Fixing the Zune in Five Steps?
As you probably know if you follow this blog regularly, I'm a big digital music fan that's been trying to move from iTunes to a Microsoft-based platform for over a year. I bought a Zune right after the Zune's release in November, and I've generally been happy with it.
Today Engadget posted a short piece on five things that would improve the Zune against the iPod. I agree with some of the points in the article, like releasing firmware that fixes the DRM-skipping problem and adding podcasting support, but don't think that the list really does much to help differentiate the Zune from its competitor(s). Here's five things I'd love to see with the Zune (or future Zunes) that would help me recommend it over an iPod to a friend:
- Make My Zune Flash-Based and Nano-Sized - Let's face it, very few people really listen to all 30 gigs of music they have. In fact, it's impossible to listen to all of the songs in one day. I remember reading somewhere that the average music collection on an iPod is around 1,000 songs--or about 4 gigs. Apple realized it with the Mini and the Nano--smaller is better. And videos? Really? Do most people really care?
- Dump the WiFi...give me Bluetooth - WiFi is a PIA on mobile devices. The only mobile device I've used with great WiFi support is the Nintendo DS, and that's because they have a great input device. Why do I really want to share music with other people on the bus? I really don't want to listen to what the creepy guy that's muttering to himself is listening to. What I would like is wireless headphones and wireless syncing to my computer. Bluetooth 2.0 can give me this. And...wait...you could use Bluetooth to send songs to each other as well.
- Push the Subscription Music! - I love subscription music. For $14.99/month, I can listen to over a million songs. I can listen to the new Shins album without buying it or waiting for a radio DJ to select tracks off of it to force feed me. I can listen to that old Steve Winwood song "Valerie" without having to actually spend $0.99 to own it. I can listen to playlists of stuff that I might not like to see if I do. We recently used the Zune client at a birthday party. It was amazing--you could literally cue up everyone's favorite songs. Why we are marketing people squirting songs to each other while they are snowboarding instead of showing them how the Zune offers a seamless subscription experience is beyond me.
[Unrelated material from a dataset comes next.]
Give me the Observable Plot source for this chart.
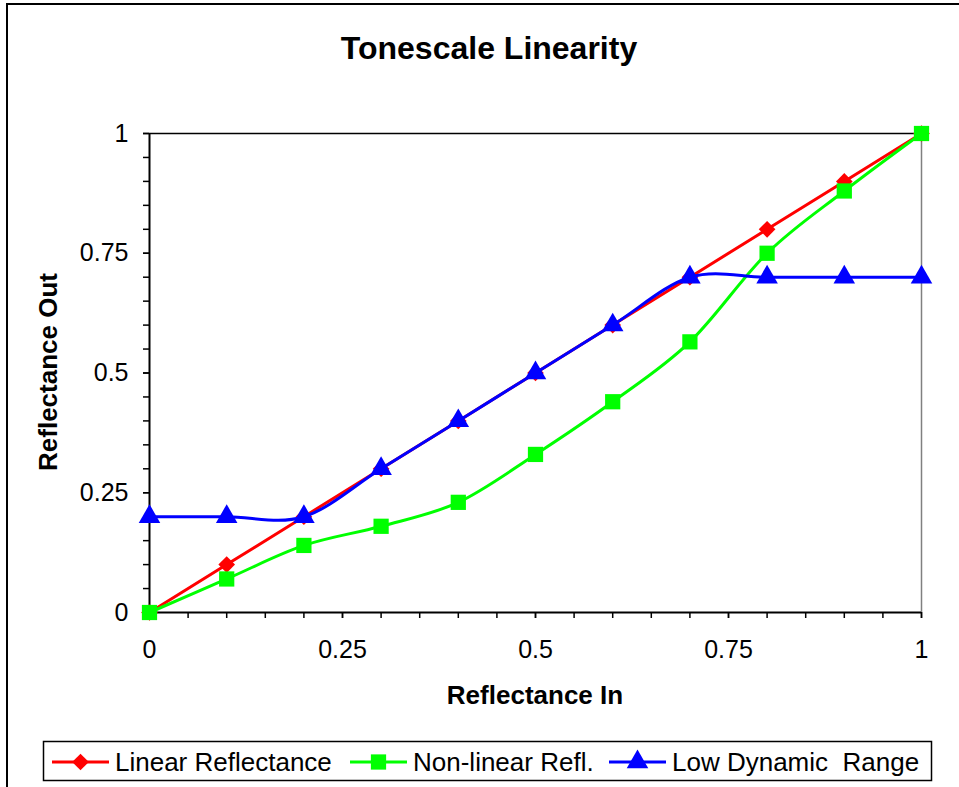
<!DOCTYPE html>
<html>
<head>
<meta charset="utf-8">
<script src="https://cdn.jsdelivr.net/npm/d3@7"></script>
<script src="https://cdn.jsdelivr.net/npm/@observablehq/plot@0.6"></script>
<style>
  html, body { margin: 0; padding: 0; background: white; }
  #chart svg { display: block; }
</style>
</head>
<body>
<div id="chart"></div>
<script>
// ---- data ----
const reflIn = [0, 0.1, 0.2, 0.3, 0.4, 0.5, 0.6, 0.7, 0.8, 0.9, 1];
const linearRefl = [0, 0.1, 0.2, 0.3, 0.4, 0.5, 0.6, 0.7, 0.8, 0.9, 1];
const nonLinearRefl = [0, 0.07, 0.14, 0.18, 0.23, 0.33, 0.44, 0.565, 0.75, 0.88, 1];
const lowDynamicRange = [0.2, 0.2, 0.2, 0.3, 0.4, 0.5, 0.6, 0.7, 0.7, 0.7, 0.7];

const majorTicks = [0, 0.25, 0.5, 0.75, 1];
const minorTicks = [0, 0.05, 0.1, 0.15, 0.2, 0.25, 0.3, 0.35, 0.4, 0.45, 0.5, 0.55, 0.6, 0.65, 0.7, 0.75, 0.8, 0.85, 0.9, 0.95, 1];

const seriesNames = ["Linear Reflectance", "Non-linear Refl.", "Low Dynamic  Range"];
const seriesColors = ["#FF0000", "#00FF00", "#0000FF"];
const seriesSymbols = ["diamond2", "square", "triangle"];
const seriesR = [7.5, 8.6, 8.0];
const seriesValues = [linearRefl, nonLinearRefl, lowDynamicRange];

const titleText = "Tonescale Linearity";
const xTitle = "Reflectance In";
const yTitle = "Reflectance Out";

// ---- table ----
const rows = [];
seriesNames.forEach((name, s) => {
  reflIn.forEach((x, i) => rows.push({series: name, x, y: seriesValues[s][i]}));
});

const font = "'Liberation Sans', Arial, Helvetica, sans-serif";
const fmt = d => String(d);

const seriesMarks = [];
seriesNames.forEach((name, s) => {
  const data = rows.filter(r => r.series === name);
  seriesMarks.push(Plot.line(data, {x: "x", y: "y", stroke: seriesColors[s], strokeWidth: 3, curve: s === 0 ? "linear" : "cardinal"}));
  seriesMarks.push(Plot.dot(data, {x: "x", y: "y", symbol: seriesSymbols[s], r: seriesR[s], fill: seriesColors[s], stroke: "none"}));
});

const W = 959, H = 787;
const chart = Plot.plot({
  width: W, height: H,
  marginLeft: 149, marginRight: 38, marginTop: 133, marginBottom: 175,
  x: {domain: [0, 1], label: null},
  y: {domain: [0, 1], label: null},
  style: {fontFamily: font, fontSize: "25px", color: "black", background: "white", overflow: "visible"},
  marks: [
    Plot.axisY(minorTicks, {tickSize: 6, text: null, label: null, strokeWidth: 1.5}),
    Plot.axisY(majorTicks, {tickSize: 6, tickPadding: 15, tickFormat: fmt, fontSize: 25, label: null, strokeWidth: 1.5}),
    Plot.axisX(minorTicks, {tickSize: 6, text: null, label: null, strokeWidth: 1.5}),
    Plot.axisX(majorTicks, {tickSize: 6, tickPadding: 22, tickFormat: fmt, fontSize: 25, label: null, strokeWidth: 1.5}),
    Plot.ruleY([1], {stroke: "black", strokeWidth: 1.5}),
    Plot.ruleX([1], {stroke: "#808080", strokeWidth: 1.5}),
    Plot.ruleX([0], {stroke: "black", strokeWidth: 2}),
    Plot.ruleY([0], {stroke: "black", strokeWidth: 2}),
    ...seriesMarks
  ]
});

document.getElementById("chart").appendChild(chart);

// ---- decorations: border, titles, legend ----
const svg = d3.select(chart);
svg.insert("rect", ":first-child")
  .attr("x", 7).attr("y", 4).attr("width", W + 10).attr("height", H + 10)
  .attr("fill", "white").attr("stroke", "black").attr("stroke-width", 2);

svg.append("text").text(titleText)
  .attr("x", 489).attr("y", 59).attr("text-anchor", "middle")
  .attr("font-family", font).attr("font-weight", "bold").attr("font-size", 32);

svg.append("text").text(xTitle)
  .attr("x", 535).attr("y", 704).attr("text-anchor", "middle")
  .attr("font-family", font).attr("font-weight", "bold").attr("font-size", 26);

svg.append("text").text(yTitle)
  .attr("transform", "translate(57,372) rotate(-90)").attr("text-anchor", "middle")
  .attr("font-family", font).attr("font-weight", "bold").attr("font-size", 26);

const lg = svg.append("g").attr("font-family", font).attr("font-size", 26);
lg.append("rect").attr("x", 43.5).attr("y", 741.5).attr("width", 888).attr("height", 39)
  .attr("fill", "white").attr("stroke", "black").attr("stroke-width", 1.5);
const legendX = [52, 350, 609];
const symMap = {diamond2: d3.symbolDiamond2, square: d3.symbolSquare, triangle: d3.symbolTriangle};
seriesNames.forEach((name, s) => {
  const x0 = legendX[s], cy = 762;
  lg.append("line").attr("x1", x0).attr("x2", x0 + 57).attr("y1", cy).attr("y2", cy)
    .attr("stroke", seriesColors[s]).attr("stroke-width", 3);
  lg.append("path")
    .attr("d", d3.symbol(symMap[seriesSymbols[s]], Math.PI * seriesR[s] * seriesR[s])())
    .attr("transform", `translate(${x0 + 28.5},${cy})`).attr("fill", seriesColors[s]);
  lg.append("text").text(name).attr("x", x0 + 63).attr("y", cy + 9)
    .attr("text-anchor", "start")
    .style("white-space", "pre");
});
</script>
</body>
</html>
- Let's Define "Social" Before We Join It - The WiFi sharing is social. Even here in Redmond though, there just aren't enough people to squirt music to. What's truly social though is the Internet. Why not allow people to upload their playlists and ratings to a central "ZuneCenter"? A new, smarter Zune client software could compare your playlists and ratings against thousands of other people, and recommend a playlist. If you have a Zune Pass, this playlist can contain songs you've never even thought about downloading. Every day, a new music experience is synced to your Zune, waiting for you to try music that people like you have implicitly recommended. Now that's social. Maybe you start flagging songs in this playlist. The software might recognize that the songs you are flagging are all from a few discrete people. You can use the Zune software to browse their collections...wow there's a lot of potential here...
- SDK - Yes, yes, I know. Microsoft wants to keep the Zune ecosystem "pure". Let's face it though...the Zune software is missing some major pieces that I should be able to download plugins for. Providing an SDK for people to programmatically manipulate the library, create playlists, download songs from the Zune Marketplace, and generally extend the software would enhance the Zune experience much more than it would detract from it. You can't use the iTunes/iPod closed-system example here--iTunes has had an SDK for a long time that have enabled very cool plugins.
What feature do you think the Zune should add to become more competitive, or is Engadget right on?